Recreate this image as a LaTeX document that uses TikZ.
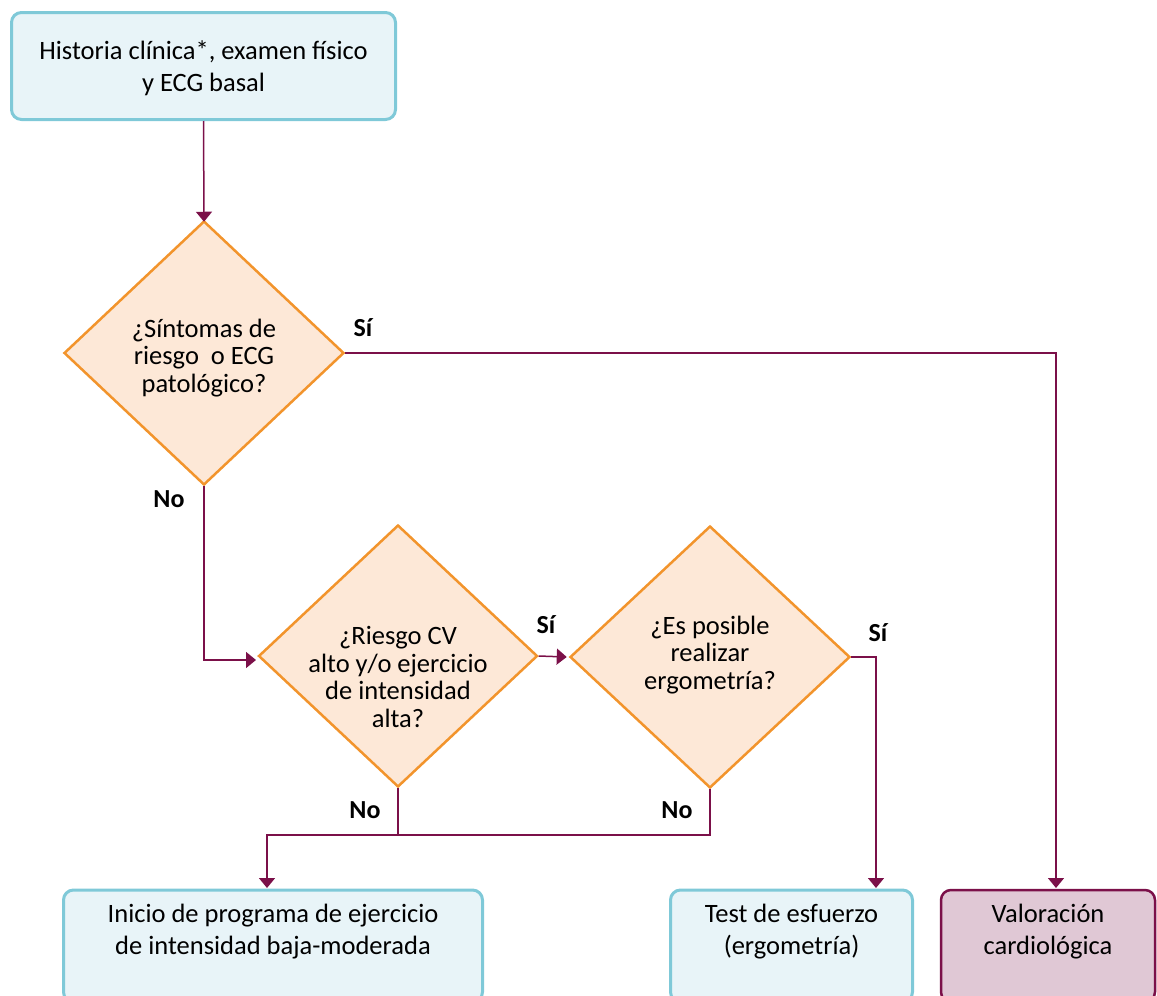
\documentclass[tikz,border=0pt]{standalone}
\usepackage{fontspec}
\setmainfont{Carlito}
\usetikzlibrary{shapes.geometric,arrows.meta}
\definecolor{boxfill}{HTML}{E8F4F8}
\definecolor{boxline}{HTML}{7FC9D8}
\definecolor{dfill}{HTML}{FDE8D7}
\definecolor{dline}{HTML}{F2942C}
\definecolor{vfill}{HTML}{E0C8D5}
\definecolor{vline}{HTML}{7B1049}
\definecolor{conn}{HTML}{7B1049}
\tikzset{
  x=1pt,y=-1pt,
  bluebox/.style={draw=boxline,fill=boxfill,line width=3pt,rounded corners=10pt,inner sep=0pt},
  valbox/.style={draw=vline,fill=vfill,line width=2.5pt,rounded corners=10pt,inner sep=0pt},
  dec/.style={diamond,draw=dline,fill=dfill,line width=2.5pt,inner sep=0pt,aspect=1},
  btxt/.style={align=center,font=\fontsize{26.5}{32}\selectfont,inner sep=0pt},
  dtxt/.style={align=center,font=\fontsize{26.5}{27.5}\selectfont,inner sep=0pt},
  lbl/.style={font=\fontsize{26}{30}\selectfont\bfseries,inner sep=0pt},
  conline/.style={draw=conn,line width=1.5pt},
  arr/.style={conline,-{Triangle[width=16pt,length=10pt]}},
}
\begin{document}
\begin{tikzpicture}
\useasboundingbox (0,0) rectangle (1157,996);
% boxes
\node[bluebox,minimum width=384pt,minimum height=107pt] (top) at (203.5,66) {};
\node[btxt] (toptxt) at (203.5,68) {Historia clínica*, examen físico\\y ECG basal};
\node[bluebox,minimum width=419pt,minimum height=112pt] (inicio) at (273,946) {};
\node[btxt] (iniciotxt) at (273,932) {Inicio de programa de ejercicio\\de intensidad baja-moderada};
\node[bluebox,minimum width=242pt,minimum height=112pt] (test) at (791.5,946) {};
\node[btxt] (testtxt) at (791.5,932) {Test de esfuerzo\\(ergometría)};
\node[valbox,minimum width=214pt,minimum height=112pt] (val) at (1048,946) {};
\node[btxt] (valtxt) at (1048,932) {Valoración\\cardiológica};
% diamonds
\node[dec,minimum width=280pt,minimum height=264pt] (d1) at (204,353) {};
\node[dtxt] (d1txt) at (204,358) {¿Síntomas de\\riesgo\ \ o ECG\\patológico?};
\node[dec,minimum width=279pt,minimum height=262pt] (d2) at (398,656) {};
\node[dtxt] (d2txt) at (398,677) {¿Riesgo CV\\alto y/o ejercicio\\de intensidad\\alta?};
\node[dec,minimum width=280pt,minimum height=262pt] (d3) at (710,657) {};
\node[dtxt] (d3txt) at (710,655) {¿Es posible\\realizar\\ergometría?};
% labels
\node[lbl] (s1) at (363,328) {Sí};
\node[lbl] (n1) at (169,499) {No};
\node[lbl] (s2) at (546,625) {Sí};
\node[lbl] (s3) at (878,633) {Sí};
\node[lbl] (n2) at (365,810) {No};
\node[lbl] (n3) at (677,810) {No};
% coordinates
\coordinate (c1) at (1056,353);
\coordinate (c1b) at (1056,888);
\coordinate (c3) at (876,657);
\coordinate (c3b) at (876,888);
\coordinate (j2) at (398,835);
\coordinate (j1) at (267,835);
\coordinate (j1b) at (267,888);
\coordinate (j3) at (710,835);
\coordinate (d2in) at (256,660);
% connectors
\draw[arr] (top.south) -- ([yshift=-2pt]d1.north);
\draw[arr] (d1.east) -- (c1) -- (c1b);
\draw[arr] (d1.south) |- (d2in);
\draw[arr] (d2.east) -- ([xshift=-2pt]d3.west);
\draw[arr] (d3.east) -- (c3) -- (c3b);
\draw[arr] (d2.south) -- (j2) -- (j1) -- (j1b);
\draw[conline] (d3.south) -- (j3) -- (j2);
\end{tikzpicture}
\end{document}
************
Write out the whole listing again, exactly, with no pictures.

● Correct result:
Recreate this image as a LaTeX document that uses TikZ.
\documentclass[tikz,border=0pt]{standalone}
\usepackage{fontspec}
\setmainfont{Carlito}
\usetikzlibrary{shapes.geometric,arrows.meta}
\definecolor{boxfill}{HTML}{E8F4F8}
\definecolor{boxline}{HTML}{7FC9D8}
\definecolor{dfill}{HTML}{FDE8D7}
\definecolor{dline}{HTML}{F2942C}
\definecolor{vfill}{HTML}{E0C8D5}
\definecolor{vline}{HTML}{7B1049}
\definecolor{conn}{HTML}{7B1049}
\tikzset{
  x=1pt,y=-1pt,
  bluebox/.style={draw=boxline,fill=boxfill,line width=3pt,rounded corners=10pt,inner sep=0pt},
  valbox/.style={draw=vline,fill=vfill,line width=2.5pt,rounded corners=10pt,inner sep=0pt},
  dec/.style={diamond,draw=dline,fill=dfill,line width=2.5pt,inner sep=0pt,aspect=1},
  btxt/.style={align=center,font=\fontsize{26.5}{32}\selectfont,inner sep=0pt},
  dtxt/.style={align=center,font=\fontsize{26.5}{27.5}\selectfont,inner sep=0pt},
  lbl/.style={font=\fontsize{26}{30}\selectfont\bfseries,inner sep=0pt},
  conline/.style={draw=conn,line width=1.5pt},
  arr/.style={conline,-{Triangle[width=16pt,length=10pt]}},
}
\begin{document}
\begin{tikzpicture}
\useasboundingbox (0,0) rectangle (1157,996);
% boxes
\node[bluebox,minimum width=384pt,minimum height=107pt] (top) at (203.5,66) {};
\node[btxt] (toptxt) at (203.5,68) {Historia clínica*, examen físico\\y ECG basal};
\node[bluebox,minimum width=419pt,minimum height=112pt] (inicio) at (273,946) {};
\node[btxt] (iniciotxt) at (273,932) {Inicio de programa de ejercicio\\de intensidad baja-moderada};
\node[bluebox,minimum width=242pt,minimum height=112pt] (test) at (791.5,946) {};
\node[btxt] (testtxt) at (791.5,932) {Test de esfuerzo\\(ergometría)};
\node[valbox,minimum width=214pt,minimum height=112pt] (val) at (1048,946) {};
\node[btxt] (valtxt) at (1048,932) {Valoración\\cardiológica};
% diamonds
\node[dec,minimum width=280pt,minimum height=264pt] (d1) at (204,353) {};
\node[dtxt] (d1txt) at (204,358) {¿Síntomas de\\riesgo\ \ o ECG\\patológico?};
\node[dec,minimum width=279pt,minimum height=262pt] (d2) at (398,656) {};
\node[dtxt] (d2txt) at (398,677) {¿Riesgo CV\\alto y/o ejercicio\\de intensidad\\alta?};
\node[dec,minimum width=280pt,minimum height=262pt] (d3) at (710,657) {};
\node[dtxt] (d3txt) at (710,655) {¿Es posible\\realizar\\ergometría?};
% labels
\node[lbl] (s1) at (363,328) {Sí};
\node[lbl] (n1) at (169,499) {No};
\node[lbl] (s2) at (546,625) {Sí};
\node[lbl] (s3) at (878,633) {Sí};
\node[lbl] (n2) at (365,810) {No};
\node[lbl] (n3) at (677,810) {No};
% coordinates
\coordinate (c1) at (1056,353);
\coordinate (c1b) at (1056,888);
\coordinate (c3) at (876,657);
\coordinate (c3b) at (876,888);
\coordinate (j2) at (398,835);
\coordinate (j1) at (267,835);
\coordinate (j1b) at (267,888);
\coordinate (j3) at (710,835);
\coordinate (d2in) at (256,660);
% connectors
\draw[arr] (top.south) -- ([yshift=-2pt]d1.north);
\draw[arr] (d1.east) -- (c1) -- (c1b);
\draw[arr] (d1.south) |- (d2in);
\draw[arr] (d2.east) -- ([xshift=-2pt]d3.west);
\draw[arr] (d3.east) -- (c3) -- (c3b);
\draw[arr] (d2.south) -- (j2) -- (j1) -- (j1b);
\draw[conline] (d3.south) -- (j3) -- (j2);
\end{tikzpicture}
\end{document}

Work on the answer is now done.